»»

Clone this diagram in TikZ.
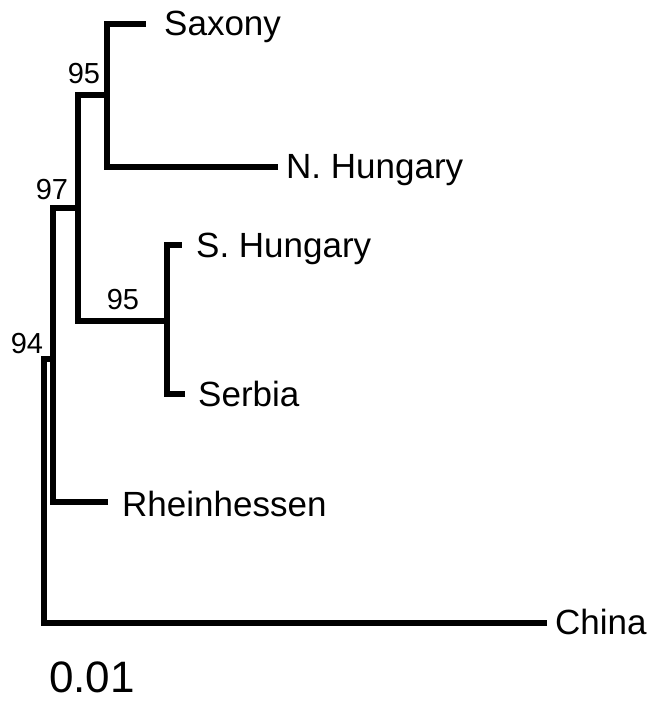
\documentclass[tikz,border=0pt]{standalone}
\usepackage{fontspec}
\setmainfont{Liberation Sans}
\begin{document}
\begin{tikzpicture}[x=1pt,y=-1pt,
  branch/.style={line width=5.5pt, line join=miter, line cap=butt},
  taxon/.style={anchor=base west, inner sep=0pt, font=\fontsize{35}{35}\selectfont},
  support/.style={anchor=base, inner sep=0pt, font=\fontsize{29}{29}\selectfont}]
\useasboundingbox[fill=white] (0,0) rectangle (651,701);

% internal nodes and branch tips
\coordinate (c0top)   at (44,359);
\coordinate (c94mid)  at (53,359);
\coordinate (c94top)  at (53,208);
\coordinate (c97mid)  at (78,208);
\coordinate (c97top)  at (78,95);
\coordinate (c95amid) at (107,95);
\coordinate (c95atop) at (107,24);
\coordinate (c95bmid) at (167,321);
\coordinate (c95btop) at (167,245);
\coordinate (tipSax)   at (146,24);
\coordinate (tipNH)    at (278,167);
\coordinate (tipSH)    at (182,245);
\coordinate (tipSerb)  at (185,394);
\coordinate (tipRhein) at (108,502);
\coordinate (tipChina) at (547,623);

% branches
\draw[branch] (tipChina) -| (c0top) -- (c94mid);
\draw[branch] (tipRhein) -| (c94top) -- (c97mid);
\draw[branch] (c95bmid) -| (c97top) -- (c95amid);
\draw[branch] (tipNH) -| (c95atop) -- (tipSax);
\draw[branch] (tipSerb) -| (c95btop) -- (tipSH);

% taxa
\node[taxon] (saxony)   at (164,36)  {Saxony};
\node[taxon] (nhungary) at (286,178) {N. Hungary};
\node[taxon] (shungary) at (196,257) {S. Hungary};
\node[taxon] (serbia)   at (198,406) {Serbia};
\node[taxon] (rhein)    at (122,516) {Rheinhessen};
\node[taxon] (china)    at (555,634) {China};

% bootstrap support
\node[support] (bs95a) at (84,83)  {95};
\node[support] (bs97)  at (52,199) {97};
\node[support] (bs95b) at (123,309) {95};
\node[support] (bs94)  at (27,353) {94};

% scale
\node[anchor=base, inner sep=0pt, font=\fontsize{44}{44}\selectfont] (scale) at (92,692) {0.01};
\end{tikzpicture}
\end{document}
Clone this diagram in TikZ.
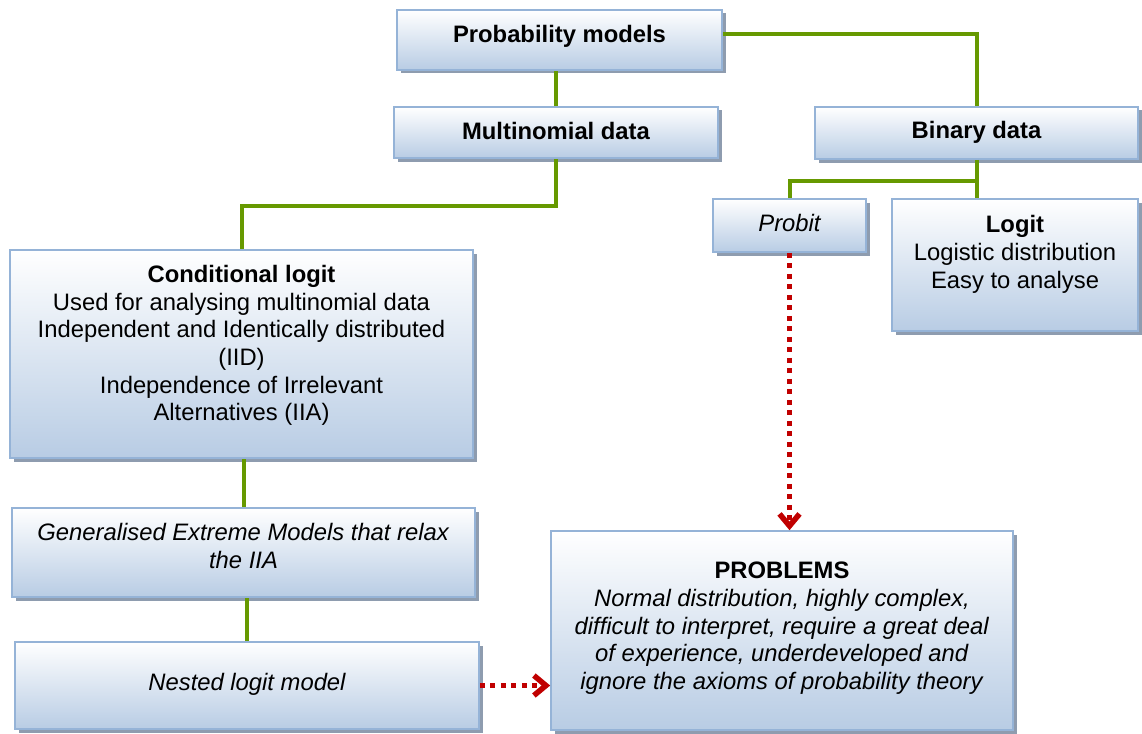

««

> **Stated task**
Restate the data above word for word. Skip every picture.

> **Right answer**
Clone this diagram in TikZ.
\documentclass[tikz,border=0pt]{standalone}
\usepackage{fontspec}
\setmainfont{Liberation Sans}
\begin{document}
\begin{tikzpicture}[x=1pt,y=-1pt,
  branch/.style={line width=5.5pt, line join=miter, line cap=butt},
  taxon/.style={anchor=base west, inner sep=0pt, font=\fontsize{35}{35}\selectfont},
  support/.style={anchor=base, inner sep=0pt, font=\fontsize{29}{29}\selectfont}]
\useasboundingbox[fill=white] (0,0) rectangle (651,701);

% internal nodes and branch tips
\coordinate (c0top)   at (44,359);
\coordinate (c94mid)  at (53,359);
\coordinate (c94top)  at (53,208);
\coordinate (c97mid)  at (78,208);
\coordinate (c97top)  at (78,95);
\coordinate (c95amid) at (107,95);
\coordinate (c95atop) at (107,24);
\coordinate (c95bmid) at (167,321);
\coordinate (c95btop) at (167,245);
\coordinate (tipSax)   at (146,24);
\coordinate (tipNH)    at (278,167);
\coordinate (tipSH)    at (182,245);
\coordinate (tipSerb)  at (185,394);
\coordinate (tipRhein) at (108,502);
\coordinate (tipChina) at (547,623);

% branches
\draw[branch] (tipChina) -| (c0top) -- (c94mid);
\draw[branch] (tipRhein) -| (c94top) -- (c97mid);
\draw[branch] (c95bmid) -| (c97top) -- (c95amid);
\draw[branch] (tipNH) -| (c95atop) -- (tipSax);
\draw[branch] (tipSerb) -| (c95btop) -- (tipSH);

% taxa
\node[taxon] (saxony)   at (164,36)  {Saxony};
\node[taxon] (nhungary) at (286,178) {N. Hungary};
\node[taxon] (shungary) at (196,257) {S. Hungary};
\node[taxon] (serbia)   at (198,406) {Serbia};
\node[taxon] (rhein)    at (122,516) {Rheinhessen};
\node[taxon] (china)    at (555,634) {China};

% bootstrap support
\node[support] (bs95a) at (84,83)  {95};
\node[support] (bs97)  at (52,199) {97};
\node[support] (bs95b) at (123,309) {95};
\node[support] (bs94)  at (27,353) {94};

% scale
\node[anchor=base, inner sep=0pt, font=\fontsize{44}{44}\selectfont] (scale) at (92,692) {0.01};
\end{tikzpicture}
\end{document}
Clone this diagram in TikZ.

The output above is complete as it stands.